1 stick of unsalted butter (really, unsalted, it makes a huge difference in this one!)
1 tsp kosher salt (the larger grains make a difference here)
2-4 T Chopped fresh herbs – like chives, thyme, rosemary, dill, tarragon, parsley.  Whatever is fresh and you can get your hands on.  You can do just one or any mix that smells good to you.  I like chives and dill, but pick out what you like.  Altogether, you’ll need at least a couple of tablespoons.

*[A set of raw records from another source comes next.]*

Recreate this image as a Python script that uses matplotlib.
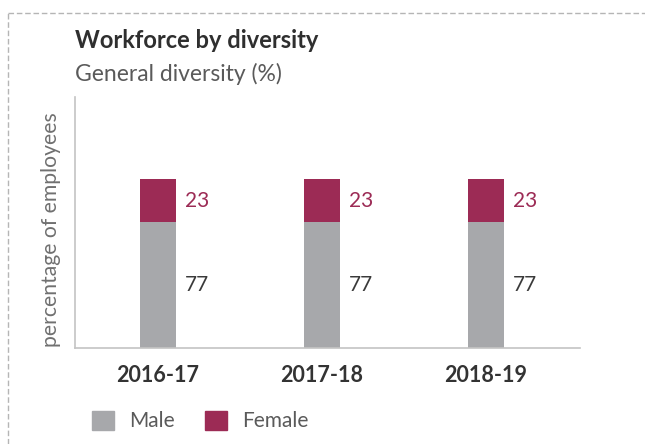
import numpy as np
import matplotlib.pyplot as plt
from matplotlib.lines import Line2D
from matplotlib.patches import Patch

plt.rcParams['font.family'] = ['Lato', 'DejaVu Sans']

years = ["2016-17", "2017-18", "2018-19"]
male = [77, 77, 77]
female = [23, 23, 23]

grey = "#a7a8ab"
maroon = "#9c2b55"
W, H = 645, 444

fig = plt.figure(figsize=(W / 100, H / 100), dpi=100)
ax = fig.add_axes([75 / W, 1 - 348 / H, (580 - 75) / W, (348 - 97) / H])

x = np.arange(len(years))
ax.bar(x, male, width=0.22, color=grey)
ax.bar(x, female, width=0.22, bottom=male, color=maroon)

ax.set_xlim(-0.506, 2.573)
ax.set_ylim(11, 143)
lo = ax.get_ylim()[0]

for xi, m, f in zip(x, male, female):
    ax.text(xi + 0.165, (lo + m) / 2, str(m), color="#3a3a3a", fontsize=15,
            va="center", ha="left")
    ax.text(xi + 0.165, m + f / 2, str(f), color=maroon, fontsize=15,
            va="center", ha="left")

ax.set_yticks([])
ax.set_xticks(x)
ax.set_xticklabels(years, fontsize=15.5, fontweight="bold", color="#333333")
ax.tick_params(axis="x", length=0, pad=12)
for s in ["top", "right"]:
    ax.spines[s].set_visible(False)
for s in ["left", "bottom"]:
    ax.spines[s].set_color("#c4c4c4")
    ax.spines[s].set_linewidth(1.2)

ax.set_ylabel("percentage of employees", fontsize=15.2, color="#707070")
ax.yaxis.set_label_coords(-0.028, 0.47)

fig.text(75 / W, 1 - 40 / H, "Workforce by diversity", fontsize=17,
         fontweight="bold", color="#2f2f2f", va="center", ha="left")
fig.text(75 / W, 1 - 74 / H, "General diversity (%)", fontsize=16.5,
         color="#5a5a5a", va="center", ha="left")

handles = [Patch(color=grey, label="Male"), Patch(color=maroon, label="Female")]
fig.legend(handles=handles, loc="center left", bbox_to_anchor=(73 / W, 1 - 421 / H),
           ncol=2, frameon=False, fontsize=15, handlelength=1.05, handleheight=1.05,
           handletextpad=0.75, columnspacing=1.45, labelcolor="#5a5a5a")

# dashed frame on top and left
fig.add_artist(Line2D([8 / W, 1], [1 - 13 / H, 1 - 13 / H], color="#b5b5b5",
                      lw=1, dashes=(4, 2)))
fig.add_artist(Line2D([8 / W, 8 / W], [0, 1 - 13 / H], color="#b5b5b5",
                      lw=1, dashes=(4, 2)))

fig.savefig("out.png", dpi=100)
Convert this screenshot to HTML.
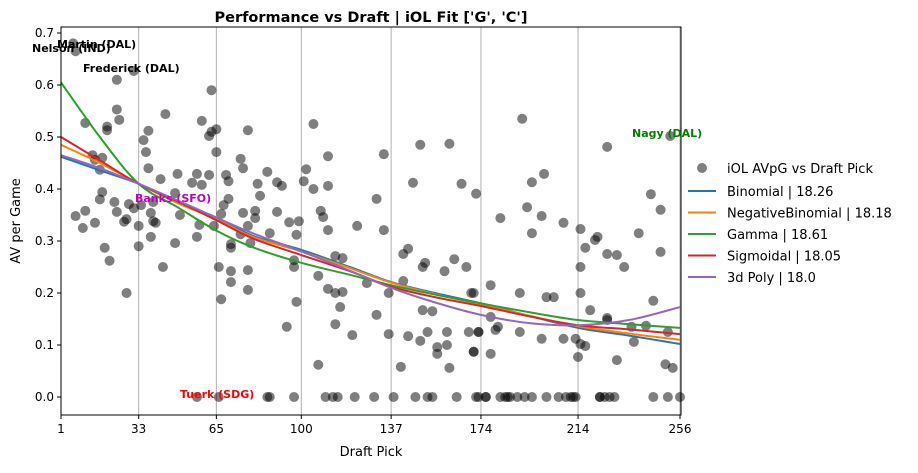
<!DOCTYPE html>
<html><head><meta charset="utf-8"><style>
body{margin:0;background:#fff;font-family:"Liberation Sans","DejaVu Sans",sans-serif;}
svg text{font-family:"DejaVu Sans","Liberation Sans",sans-serif;}
</style></head><body>
<svg id="chart" width="918" height="468" xmlns="http://www.w3.org/2000/svg">
<rect width="918" height="468" fill="#fff"/>
<text x="371" y="22" text-anchor="middle" font-size="14.5" font-weight="bold">Performance vs Draft | iOL Fit ['G', 'C']</text>
<g id="grid"></g><g id="points"></g><g id="curves"></g>
<rect x="61" y="27" width="620" height="388" fill="none" stroke="#000" stroke-width="1"/>
<g id="axes"></g>
<text x="371" y="456" text-anchor="middle" font-size="13">Draft Pick</text>
<text transform="translate(20,221) rotate(-90)" text-anchor="middle" font-size="13">AV per Game</text>
<g font-size="11" font-weight="bold">
<text x="57" y="48">Martin (DAL)</text>
<text x="32" y="52">Nelson (IND)</text>
<text x="83" y="72">Frederick (DAL)</text>
<text x="135" y="202" fill="#c000c0">Banks (SFO)</text>
<text x="180" y="398" fill="#ff0000">Tuerk (SDG)</text>
<text x="632" y="137" fill="#008000">Nagy (DAL)</text>
</g>
<g id="legend" font-size="13"></g>
</svg>
<script>
const xTicks=[1,33,65,100,137,174,214,256];
const yTicks=[0,0.1,0.2,0.3,0.4,0.5,0.6,0.7];
const picks=[6,7,24,31,63,24,25,44,11,20,20,37,59,65,62,63,78,35,36,65,14,15,18,17,37,75,76,86,42,49,55,57,59,62,69,70,82,18,17,48,70,83,23,29,31,34,39,68,7,11,10,15,24,27,28,38,39,40,50,58,67,76,81,81,78,64,33,19,21,33,38,48,57,71,71,75,79,87,43,66,71,78,71,78,67,28,66,86,
90,92,90,95,99,98,97,97,98,94,107,105,111,102,101,105,111,108,109,111,107,114,117,111,114,117,116,114,121,123,134,131,134,127,131,136,136,141,142,142,144,146,149,161,166,172,151,150,163,168,159,170,150,154,144,149,152,160,169,173,156,156,160,171,161,
87,97,110,113,115,122,130,138,147,152,154,164,172,
191,226,195,200,193,182,199,195,208,215,217,221,222,226,230,233,215,239,244,248,248,252,178,190,201,204,215,219,226,245,171,173,178,180,181,190,199,208,213,215,217,214,226,230,236,237,242,251,250,253,178,171,
173,176,176,182,184,185,186,189,192,195,201,206,209,211,212,213,223,223,225,227,229,245,251,256,57];
const avpg=[.68,.665,.61,.627,.59,.553,.533,.544,.527,.52,.513,.512,.531,.515,.502,.51,.513,.494,.471,.471,.465,.456,.46,.437,.44,.458,.44,.433,.419,.429,.412,.429,.408,.427,.427,.415,.41,.394,.38,.392,.381,.387,.375,.371,.363,.369,.375,.369,.348,.358,.325,.335,.356,.337,.342,.354,.338,.335,.35,.331,.352,.354,.358,.344,.329,.329,.329,.287,.262,.29,.308,.296,.308,.294,.287,.313,.296,.315,.25,.25,.242,.244,.221,.206,.188,.2,0,0,
.413,.406,.356,.336,.338,.312,.263,.25,.183,.135,.062,.525,.463,.438,.415,.4,.406,.358,.346,.321,.233,.271,.267,.208,.2,.202,.173,.14,.119,.329,.467,.381,.321,.219,.158,.2,.121,.058,.223,.275,.285,.412,.485,.487,.41,.391,.258,.25,.265,.25,.242,.2,.167,.165,.117,.108,.125,.125,.125,.125,.096,.083,.1,.087,.056,
0,0,0,0,0,0,0,0,0,0,0,0,0,
.535,.481,.413,.429,.365,.344,.348,.315,.335,.323,.287,.302,.308,.275,.273,.25,.25,.315,.39,.36,.279,.502,.215,.2,.192,.192,.2,.167,.152,.185,.2,.125,.154,.129,.135,.125,.112,.112,.112,.102,.098,.077,.148,.071,.135,.106,.137,.125,.063,.056,.083,.087,
0,0,0,0,0,0,0,0,0,0,0,0,0,0,0,0,0,0,0,0,0,0,0,0,0];
const curvePicks=[1,17,33,49,65,80,100,120,137,155,174,194,214,235,256];
const binomial=[.462,.436,.41,.375,.345,.31,.283,.25,.221,.2,.18,.156,.133,.118,.102];
const negBinomial=[.485,.45,.41,.373,.342,.308,.28,.248,.22,.198,.178,.156,.136,.122,.11];
const gamma=[.605,.5,.41,.365,.32,.288,.258,.235,.215,.197,.18,.163,.148,.14,.133];
const sigmoidal=[.5,.455,.41,.376,.34,.305,.273,.242,.212,.192,.175,.155,.138,.13,.121];
const poly3=[.465,.44,.41,.378,.345,.315,.28,.243,.21,.182,.158,.142,.138,.148,.173];
const seriesNames=['Binomial | 18.26','NegativeBinomial | 18.18','Gamma | 18.61','Sigmoidal | 18.05','3d Poly | 18.0'];
const seriesVals=[binomial,negBinomial,gamma,sigmoidal,poly3];
const colors=['#1f77b4','#ff7f0e','#2ca02c','#d62728','#9467bd'];
const NS='http://www.w3.org/2000/svg';
const X0=61,X1=680,Y0=397,Y7=33;
const xs=p=>X0+(p-1)*(X1-X0)/255;
const ys=v=>Y0-v*(Y0-Y7)/0.7;
function mk(tag,attrs,parent){const e=document.createElementNS(NS,tag);for(const k in attrs)e.setAttribute(k,attrs[k]);parent.appendChild(e);return e;}
const grid=document.getElementById('grid'),axes=document.getElementById('axes');
xTicks.forEach(t=>{
 const g=mk('line',{x1:xs(t),x2:xs(t),y1:27,y2:415,stroke:'#b0b0b0','stroke-width':1},grid);
 
 
 mk('line',{x1:xs(t),x2:xs(t),y1:415,y2:419,stroke:'#000'},axes);
 const tx=mk('text',{x:xs(t),y:433,'text-anchor':'middle','font-size':12},axes);
 tx.textContent=t;
 
 
});
yTicks.forEach(t=>{
 mk('line',{x1:57,x2:61,y1:ys(t),y2:ys(t),stroke:'#000'},axes);
 const tx=mk('text',{x:54,y:ys(t)+4,'text-anchor':'end','font-size':12},axes);
 tx.textContent=t.toFixed(1);
 
 
});
const pts=document.getElementById('points');
picks.forEach((p,i)=>{
 const c=mk('circle',{cx:xs(p),cy:ys(avpg[i]),r:5,fill:'#000','fill-opacity':0.5},pts);
 
 
});
const cg=document.getElementById('curves');
function pathFor(vals){
 const P=curvePicks.map((p,i)=>[xs(p),ys(vals[i])]);
 let d='M'+P[0][0]+','+P[0][1];
 for(let i=0;i<P.length-1;i++){
  const p0=P[i-1]||P[i],p1=P[i],p2=P[i+1],p3=P[i+2]||P[i+1];
  d+=' C'+(p1[0]+(p2[0]-p0[0])/6)+','+(p1[1]+(p2[1]-p0[1])/6)+' '+(p2[0]-(p3[0]-p1[0])/6)+','+(p2[1]-(p3[1]-p1[1])/6)+' '+p2[0]+','+p2[1];
 }
 return d;
}
seriesVals.forEach((v,i)=>{
 const pth=mk('path',{d:pathFor(v),fill:'none',stroke:colors[i],'stroke-width':2},cg);
 
 
});
const lg=document.getElementById('legend');
const sc=mk('circle',{cx:702,cy:168,r:5,fill:'#000','fill-opacity':0.5},lg);


const st=mk('text',{x:727,y:173},lg);st.textContent='iOL AVpG vs Draft Pick';


seriesNames.forEach((n,i)=>{
 const y=191+i*21.5;
 mk('line',{x1:688,x2:716,y1:y,y2:y,stroke:colors[i],'stroke-width':2},lg);
 const t=mk('text',{x:727,y:y+5},lg);t.textContent=n;
 
 
});
</script>
</body></html>
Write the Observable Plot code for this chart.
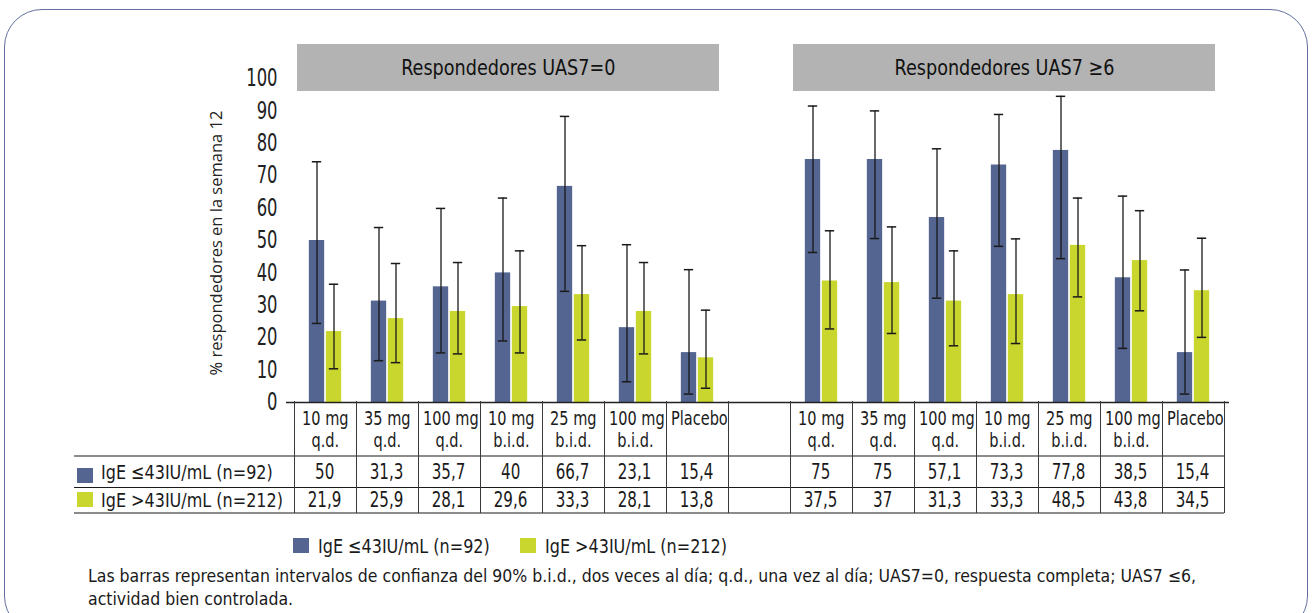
<!DOCTYPE html>
<html><head><meta charset="utf-8">
<script src="https://cdn.jsdelivr.net/npm/d3@7"></script>
<script src="https://cdn.jsdelivr.net/npm/@observablehq/plot@0.6"></script>
<style>
html,body{margin:0;padding:0;background:#fff;}
body{width:1315px;height:613px;overflow:hidden;position:relative;font-family:"DejaVu Sans Condensed","DejaVu Sans",sans-serif;font-stretch:condensed;color:#1a1a1a;}
#frame{position:absolute;left:4px;top:9px;width:1304px;height:625px;border:1.6px solid #6170a0;border-radius:38px;box-sizing:border-box;}
#chart{position:absolute;left:0;top:0;}
.title{position:absolute;top:44px;height:47px;background:#b3b3b3;display:flex;align-items:center;justify-content:center;font-size:22px;color:#111;white-space:nowrap;}
.hline{position:absolute;height:0;}
.vline{position:absolute;width:0;border-left:1.3px solid #3a3a3a;}
.hdr{position:absolute;text-align:center;font-size:19px;line-height:22px;color:#1a1a1a;white-space:nowrap;}
.val{position:absolute;text-align:center;font-size:20.5px;color:#1a1a1a;white-space:nowrap;}
.rowlab{position:absolute;font-size:20px;white-space:nowrap;}
.sw{position:absolute;}
.leg{position:absolute;font-size:20px;line-height:24px;white-space:nowrap;}
.sx{display:inline-block;}
#ylabel{position:absolute;left:216px;top:243px;transform:translate(-50%,-50%) rotate(-90deg);font-family:"Open Sans","Noto Sans",sans-serif;font-stretch:normal;font-size:16.5px;line-height:20px;white-space:nowrap;color:#222;}
#caption{position:absolute;left:88px;top:565px;font-size:17.5px;line-height:23px;color:#1a1a1a;width:1150px;}
</style></head><body>
<div id="frame"></div>
<div id="chart"></div>
<script>
// ---- data ----
const treatments = ["10 mg q.d.", "35 mg q.d.", "100 mg q.d.", "10 mg b.i.d.", "25 mg b.i.d.", "100 mg b.i.d.", "Placebo"];
const treatmentLine1 = ["10 mg", "35 mg", "100 mg", "10 mg", "25 mg", "100 mg", "Placebo"];
const treatmentLine2 = ["q.d.", "q.d.", "q.d.", "b.i.d.", "b.i.d.", "b.i.d.", ""];
const groups = ["Respondedores UAS7=0", "Respondedores UAS7 \u22656"];
const seriesNames = ["IgE \u226443IU/mL (n=92)", "IgE >43IU/mL (n=212)"];
const seriesColors = ["#536590", "#c8d62e"];
const yTicks = [0, 10, 20, 30, 40, 50, 60, 70, 80, 90, 100];
const yLabel = "% respondedores en la semana 12";

const uas0LowIgE  = [50, 31.3, 35.7, 40, 66.7, 23.1, 15.4];
const uas0HighIgE = [21.9, 25.9, 28.1, 29.6, 33.3, 28.1, 13.8];
const uas6LowIgE  = [75, 75, 57.1, 73.3, 77.8, 38.5, 15.4];
const uas6HighIgE = [37.5, 37, 31.3, 33.3, 48.5, 43.8, 34.5];

// 90% confidence intervals (lower, upper)
const uas0LowIgE_lo  = [24.4, 12.9, 15.3, 19.0, 34.3, 6.4, 2.6];
const uas0LowIgE_hi  = [74.3, 54.0, 59.9, 63.1, 88.3, 48.7, 41.0];
const uas0HighIgE_lo = [10.4, 12.3, 15.0, 15.3, 19.3, 15.0, 4.4];
const uas0HighIgE_hi = [36.5, 42.9, 43.2, 46.8, 48.4, 43.2, 28.5];
const uas6LowIgE_lo  = [46.3, 50.6, 32.2, 48.2, 44.4, 16.7, 2.6];
const uas6LowIgE_hi  = [91.5, 90.0, 78.3, 88.9, 94.5, 63.7, 40.9];
const uas6HighIgE_lo = [22.7, 21.3, 17.5, 18.2, 32.6, 28.3, 20.1];
const uas6HighIgE_hi = [53.0, 54.2, 46.8, 50.5, 63.1, 59.2, 50.7];

const caption = "Las barras representan intervalos de confianza del 90% b.i.d., dos veces al d\u00eda; q.d., una vez al d\u00eda; UAS7=0, respuesta completa; UAS7 \u22646, actividad bien controlada.";

// ---- build table ----
const values = [[uas0LowIgE, uas0HighIgE], [uas6LowIgE, uas6HighIgE]];
const los = [[uas0LowIgE_lo, uas0HighIgE_lo], [uas6LowIgE_lo, uas6HighIgE_lo]];
const his = [[uas0LowIgE_hi, uas0HighIgE_hi], [uas6LowIgE_hi, uas6HighIgE_hi]];
const GAP = "gap";
const keyOf = (g, t) => groups[g] + "|" + treatments[t];
const xDomain = [...treatments.map((t, i) => keyOf(0, i)), GAP, ...treatments.map((t, i) => keyOf(1, i))];
const rows = [];
groups.forEach((g, gi) => treatments.forEach((t, ti) => [0, 1].forEach(s => rows.push({
  key: keyOf(gi, ti), group: gi, t: ti, s, value: values[gi][s][ti], lo: los[gi][s][ti], hi: his[gi][s][ti]
}))));
const fmt = v => String(v).replace(".", ",");

// ---- layout ----
const W = 1315, H = 407, mL = 289, mR = 86, mT = 78, mB = 5;
const step = (W - mL - mR) / xDomain.length;
const c = step / 2, barW = 16, gapW = 1, capW = 10;
const off = gapW / 2 + barW / 2;
const s0 = rows.filter(d => d.s === 0), s1 = rows.filter(d => d.s === 1);
const ink = "#1a1a1a";
const fontSVG = "'DejaVu Sans Condensed','DejaVu Sans',sans-serif";

const plot = Plot.plot({
  width: W, height: H, marginLeft: mL, marginRight: mR, marginTop: mT, marginBottom: mB,
  style: {fontFamily: fontSVG, fontSize: "24px", color: "#222", background: "transparent", overflow: "visible"},
  x: {type: "band", domain: xDomain, padding: 0, axis: null},
  y: {domain: [0, 100], ticks: yTicks},
  marks: [
    Plot.axisY({ticks: yTicks, tickSize: 0, tickPadding: 12, label: null, fontSize: 24}),
    Plot.barY(s0, {x: "key", y: "value", fill: seriesColors[0], insetLeft: c - gapW / 2 - barW, insetRight: c + gapW / 2}),
    Plot.barY(s1, {x: "key", y: "value", fill: seriesColors[1], insetLeft: c + gapW / 2, insetRight: c - gapW / 2 - barW}),
    Plot.ruleX(s0, {x: "key", y1: "lo", y2: "hi", dx: -off, stroke: ink, strokeWidth: 1.3}),
    Plot.ruleX(s1, {x: "key", y1: "lo", y2: "hi", dx: off, stroke: ink, strokeWidth: 1.3}),
    Plot.tickY(s0, {x: "key", y: "lo", stroke: ink, strokeWidth: 1.5, insetLeft: c - off - capW / 2, insetRight: c + off - capW / 2}),
    Plot.tickY(s0, {x: "key", y: "hi", stroke: ink, strokeWidth: 1.5, insetLeft: c - off - capW / 2, insetRight: c + off - capW / 2}),
    Plot.tickY(s1, {x: "key", y: "lo", stroke: ink, strokeWidth: 1.5, insetLeft: c + off - capW / 2, insetRight: c - off - capW / 2}),
    Plot.tickY(s1, {x: "key", y: "hi", stroke: ink, strokeWidth: 1.5, insetLeft: c + off - capW / 2, insetRight: c - off - capW / 2}),
    Plot.ruleY([0], {stroke: "#222", strokeWidth: 1.6, insetLeft: -3})
  ]
});
const chart = document.getElementById("chart");
chart.appendChild(plot);

// condense the y tick labels horizontally (the reference uses a condensed face)
const tickScale = 0.76;
plot.querySelectorAll('g[aria-label="y-axis tick label"] text').forEach(t => {
  const tr = t.getAttribute("transform");
  if (tr) t.setAttribute("transform", tr + ` scale(${tickScale},1)`);
  else {
    const x = +t.getAttribute("x") || 0, y = +t.getAttribute("y") || 0;
    t.setAttribute("transform", `translate(${x},${y}) scale(${tickScale},1) translate(${-x},${-y})`);
  }
});

const xs = plot.scale("x");
const bandStart = k => (xs && xs.apply) ? xs.apply(k) : mL + xDomain.indexOf(k) * step;
const bw = (xs && xs.bandwidth) ? xs.bandwidth : step;
const add = (cls, style, content, scale, origin) => {
  const el = document.createElement("div");
  el.className = cls;
  Object.assign(el.style, style);
  if (content != null) {
    const lines = Array.isArray(content) ? content : [content];
    lines.forEach((ln, i) => {
      if (i) el.appendChild(document.createElement("br"));
      const sp = document.createElement("span");
      sp.className = "sx";
      sp.textContent = ln;
      if (scale) { sp.style.transform = `scaleX(${scale})`; sp.style.transformOrigin = origin || "center"; }
      el.appendChild(sp);
    });
  }
  document.body.appendChild(el);
  return el;
};

// y axis title
const yl = add("", {}, null);
yl.id = "ylabel";
yl.textContent = yLabel;

// group title boxes
groups.forEach((g, gi) => {
  const x0 = bandStart(keyOf(gi, 0)) + 3;
  const x1 = bandStart(keyOf(gi, treatments.length - 1)) + bw - 9;
  add("title", {left: x0 + "px", width: (x1 - x0) + "px"}, g, 0.89);
});

// table geometry
const yTop = 401, yHdr = 456, yMid = 487, yBot = 513, tLeft = 74, tRight = bandStart(xDomain[xDomain.length - 1]) + bw;
add("hline", {left: tLeft + "px", top: (yHdr - 1) + "px", width: (tRight - tLeft) + "px", borderTop: "2.5px solid #8c8c8c"});
add("hline", {left: tLeft + "px", top: (yMid) + "px", width: (tRight - tLeft) + "px", borderTop: "1.4px solid #1a1a1a"});
add("hline", {left: tLeft + "px", top: (yBot - 1) + "px", width: (tRight - tLeft) + "px", borderTop: "2.5px solid #8c8c8c"});
xDomain.forEach(k => add("vline", {left: (bandStart(k) - 0.5) + "px", top: yTop + "px", height: (yBot - yTop) + "px"}));
add("vline", {left: (tRight - 0.5) + "px", top: yTop + "px", height: (yBot - yTop) + "px"});

const hdrScale = 0.85, valScale = 0.82;
groups.forEach((g, gi) => treatments.forEach((t, ti) => {
  const x0 = bandStart(keyOf(gi, ti));
  const lines = treatmentLine2[ti] ? [treatmentLine1[ti], treatmentLine2[ti]] : [treatmentLine1[ti]];
  add("hdr", {left: x0 + "px", top: "407px", width: bw + "px"}, lines, hdrScale);
  [0, 1].forEach(s => add("val", {left: x0 + "px", top: (s === 0 ? yHdr + 1 : yMid) + "px", width: bw + "px",
    height: (s === 0 ? yMid - yHdr - 1 : yBot - yMid) + "px", lineHeight: (s === 0 ? yMid - yHdr - 1 : yBot - yMid) + "px"},
    fmt(values[gi][s][ti]), valScale));
}));

// row labels
const labScale = 0.89;
seriesNames.forEach((n, s) => {
  const top = s === 0 ? yHdr + 1 : yMid;
  const h = s === 0 ? yMid - yHdr - 1 : yBot - yMid;
  add("sw", {left: "77px", top: (s === 0 ? 468 : 492) + "px", width: "16px", height: "15px", background: seriesColors[s]});
  add("rowlab", {left: "101px", top: top + "px", height: h + "px", lineHeight: h + "px"}, n, labScale, "left center");
});

// legend
const legX = [293, 520];
seriesNames.forEach((n, s) => {
  add("sw", {left: legX[s] + "px", top: "538px", width: "16px", height: "15px", background: seriesColors[s]});
  add("leg", {left: (legX[s] + 25) + "px", top: "534px"}, n, labScale, "left center");
});

const cap = add("", {}, null);
cap.id = "caption";
cap.textContent = caption;
</script>
</body></html>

1 bunch radishes, as fresh and beautiful as you can get
Baguette

Soften the butter by leaving it on the counter for about an hour.  Using a mixer, whip the butter until it is fluffy.  Mix in the salt.  Mix in the herbs.  Taste the butter and see if it tastes good to you.  If not, add more salt and/or herbs.  Put the butter in a serving bowl.  You can use it right away or put it in the fridge.  It will harden in the fridge, but if you want it fluffy later on, just make sure you take it out of the fridge in time to resoften before using.

Slice the radishes thinly.  Slice the baguette.  Arrange the butter, radishes and bread on a platter.  Guests butter and top the baguette slices themselves.  If you want this to be a passed appetizer, you could do that ahead of time and serve all ready on a platter.